> **Provided material**:
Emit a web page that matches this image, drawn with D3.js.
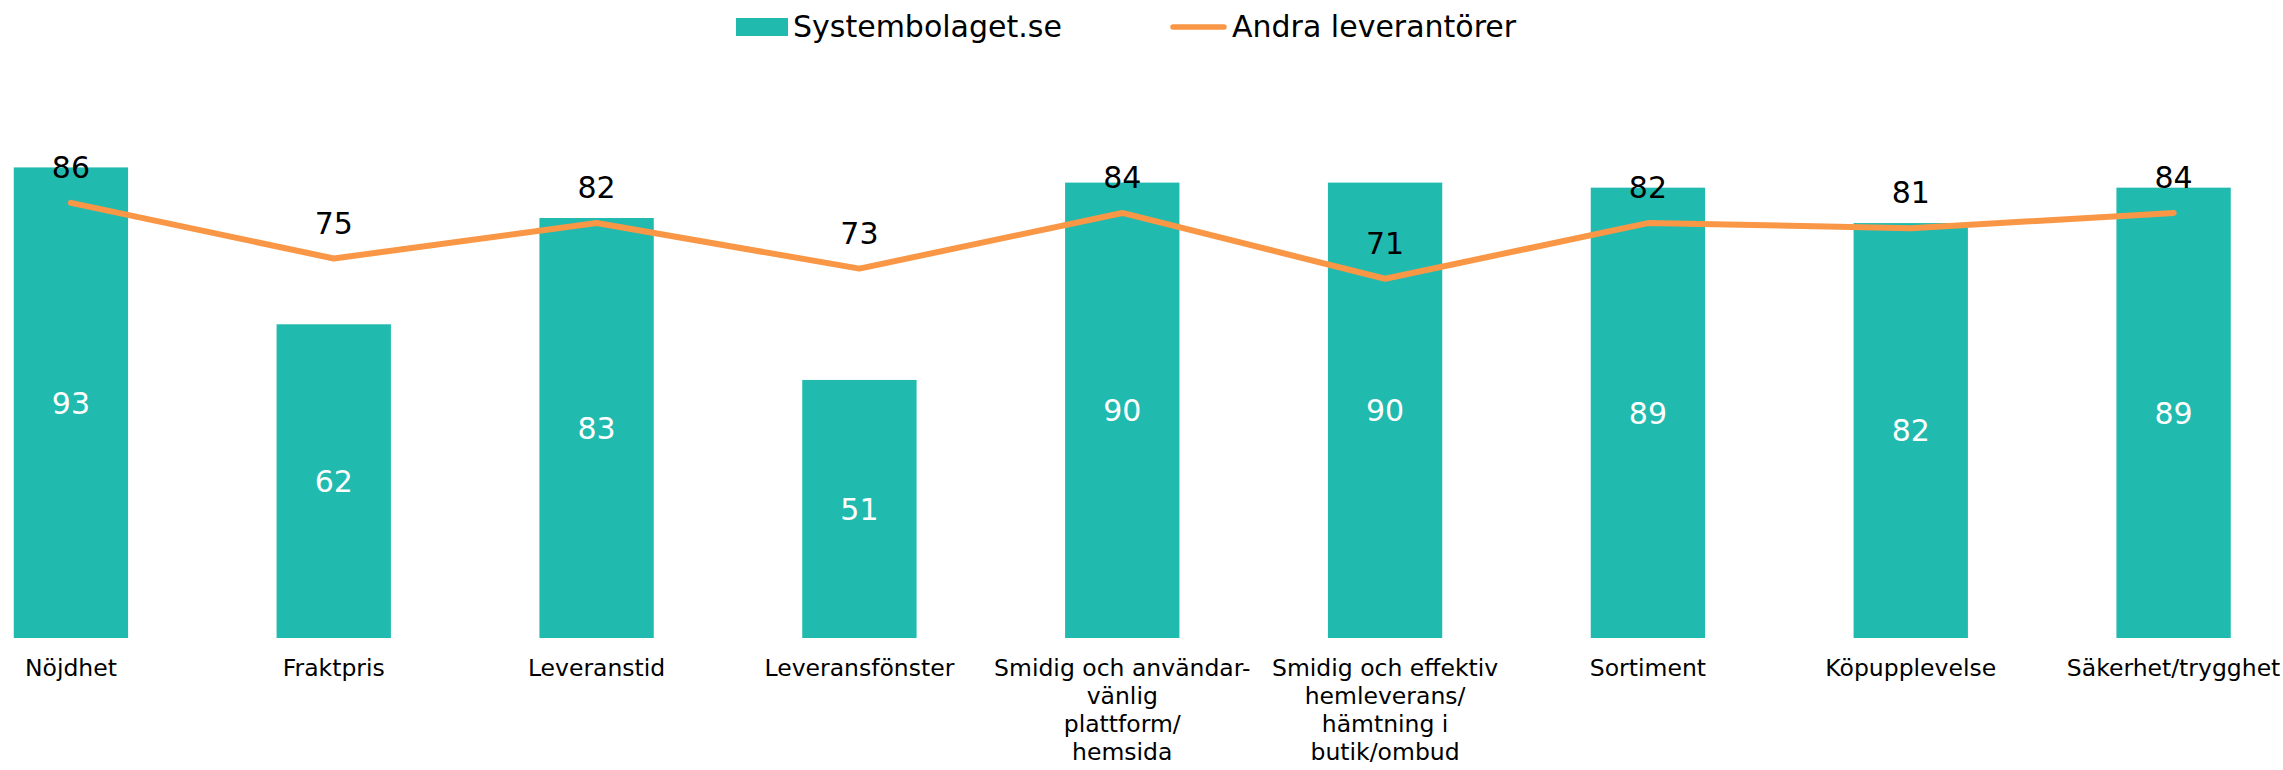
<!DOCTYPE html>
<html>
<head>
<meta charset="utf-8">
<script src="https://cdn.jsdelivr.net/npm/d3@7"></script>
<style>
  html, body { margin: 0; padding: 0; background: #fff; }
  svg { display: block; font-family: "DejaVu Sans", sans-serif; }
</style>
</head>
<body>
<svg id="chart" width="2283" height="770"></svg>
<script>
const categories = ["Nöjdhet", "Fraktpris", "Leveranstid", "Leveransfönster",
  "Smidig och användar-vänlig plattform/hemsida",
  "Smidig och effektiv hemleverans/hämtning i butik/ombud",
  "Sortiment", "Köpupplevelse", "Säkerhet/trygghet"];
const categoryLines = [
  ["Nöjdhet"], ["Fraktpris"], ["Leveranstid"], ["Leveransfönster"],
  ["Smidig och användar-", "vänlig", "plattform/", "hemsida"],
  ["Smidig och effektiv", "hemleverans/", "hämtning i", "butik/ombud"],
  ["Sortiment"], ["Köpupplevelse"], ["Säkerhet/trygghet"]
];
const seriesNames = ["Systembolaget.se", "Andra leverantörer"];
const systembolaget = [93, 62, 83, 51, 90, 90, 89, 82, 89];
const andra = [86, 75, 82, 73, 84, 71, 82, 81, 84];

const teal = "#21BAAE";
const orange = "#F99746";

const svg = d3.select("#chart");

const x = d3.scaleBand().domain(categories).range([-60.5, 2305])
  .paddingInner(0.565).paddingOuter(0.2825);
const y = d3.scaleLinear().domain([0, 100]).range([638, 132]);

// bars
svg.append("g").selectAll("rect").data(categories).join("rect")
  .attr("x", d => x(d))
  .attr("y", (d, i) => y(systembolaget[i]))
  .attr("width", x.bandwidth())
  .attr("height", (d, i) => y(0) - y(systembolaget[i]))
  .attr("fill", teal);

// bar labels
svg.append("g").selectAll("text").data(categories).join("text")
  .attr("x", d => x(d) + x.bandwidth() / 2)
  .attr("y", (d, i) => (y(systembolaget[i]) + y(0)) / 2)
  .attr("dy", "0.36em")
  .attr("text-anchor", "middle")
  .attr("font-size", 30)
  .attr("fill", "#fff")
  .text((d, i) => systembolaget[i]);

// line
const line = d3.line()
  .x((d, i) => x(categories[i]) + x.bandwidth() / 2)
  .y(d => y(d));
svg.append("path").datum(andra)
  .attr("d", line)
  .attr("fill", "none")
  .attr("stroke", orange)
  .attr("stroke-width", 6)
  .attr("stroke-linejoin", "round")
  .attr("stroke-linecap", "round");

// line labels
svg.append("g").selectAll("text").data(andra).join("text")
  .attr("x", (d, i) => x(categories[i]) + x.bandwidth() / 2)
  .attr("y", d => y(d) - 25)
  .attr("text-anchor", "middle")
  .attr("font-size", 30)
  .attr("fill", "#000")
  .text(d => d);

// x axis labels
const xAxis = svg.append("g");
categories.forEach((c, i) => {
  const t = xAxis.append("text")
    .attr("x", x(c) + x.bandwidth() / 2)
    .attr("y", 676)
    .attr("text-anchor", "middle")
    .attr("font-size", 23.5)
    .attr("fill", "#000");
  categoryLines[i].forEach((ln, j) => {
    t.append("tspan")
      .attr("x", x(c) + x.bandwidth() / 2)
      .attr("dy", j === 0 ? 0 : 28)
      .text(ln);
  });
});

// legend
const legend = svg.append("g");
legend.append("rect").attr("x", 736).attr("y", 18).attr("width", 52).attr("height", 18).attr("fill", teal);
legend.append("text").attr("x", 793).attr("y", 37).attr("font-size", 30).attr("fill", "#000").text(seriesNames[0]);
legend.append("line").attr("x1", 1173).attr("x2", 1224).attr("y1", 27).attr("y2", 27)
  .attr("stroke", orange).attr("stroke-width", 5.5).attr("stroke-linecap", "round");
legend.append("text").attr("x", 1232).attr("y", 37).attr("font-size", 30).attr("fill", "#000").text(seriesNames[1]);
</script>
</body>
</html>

> **The problem**:
Begin at the first line of the data above and repeat each line exactly, stopping after the line containing "i) => systembolaget[i]);". Omit the pictures.

> **Solution to the problem**:
Emit a web page that matches this image, drawn with D3.js.
<!DOCTYPE html>
<html>
<head>
<meta charset="utf-8">
<script src="https://cdn.jsdelivr.net/npm/d3@7"></script>
<style>
  html, body { margin: 0; padding: 0; background: #fff; }
  svg { display: block; font-family: "DejaVu Sans", sans-serif; }
</style>
</head>
<body>
<svg id="chart" width="2283" height="770"></svg>
<script>
const categories = ["Nöjdhet", "Fraktpris", "Leveranstid", "Leveransfönster",
  "Smidig och användar-vänlig plattform/hemsida",
  "Smidig och effektiv hemleverans/hämtning i butik/ombud",
  "Sortiment", "Köpupplevelse", "Säkerhet/trygghet"];
const categoryLines = [
  ["Nöjdhet"], ["Fraktpris"], ["Leveranstid"], ["Leveransfönster"],
  ["Smidig och användar-", "vänlig", "plattform/", "hemsida"],
  ["Smidig och effektiv", "hemleverans/", "hämtning i", "butik/ombud"],
  ["Sortiment"], ["Köpupplevelse"], ["Säkerhet/trygghet"]
];
const seriesNames = ["Systembolaget.se", "Andra leverantörer"];
const systembolaget = [93, 62, 83, 51, 90, 90, 89, 82, 89];
const andra = [86, 75, 82, 73, 84, 71, 82, 81, 84];

const teal = "#21BAAE";
const orange = "#F99746";

const svg = d3.select("#chart");

const x = d3.scaleBand().domain(categories).range([-60.5, 2305])
  .paddingInner(0.565).paddingOuter(0.2825);
const y = d3.scaleLinear().domain([0, 100]).range([638, 132]);

// bars
svg.append("g").selectAll("rect").data(categories).join("rect")
  .attr("x", d => x(d))
  .attr("y", (d, i) => y(systembolaget[i]))
  .attr("width", x.bandwidth())
  .attr("height", (d, i) => y(0) - y(systembolaget[i]))
  .attr("fill", teal);

// bar labels
svg.append("g").selectAll("text").data(categories).join("text")
  .attr("x", d => x(d) + x.bandwidth() / 2)
  .attr("y", (d, i) => (y(systembolaget[i]) + y(0)) / 2)
  .attr("dy", "0.36em")
  .attr("text-anchor", "middle")
  .attr("font-size", 30)
  .attr("fill", "#fff")
  .text((d, i) => systembolaget[i]);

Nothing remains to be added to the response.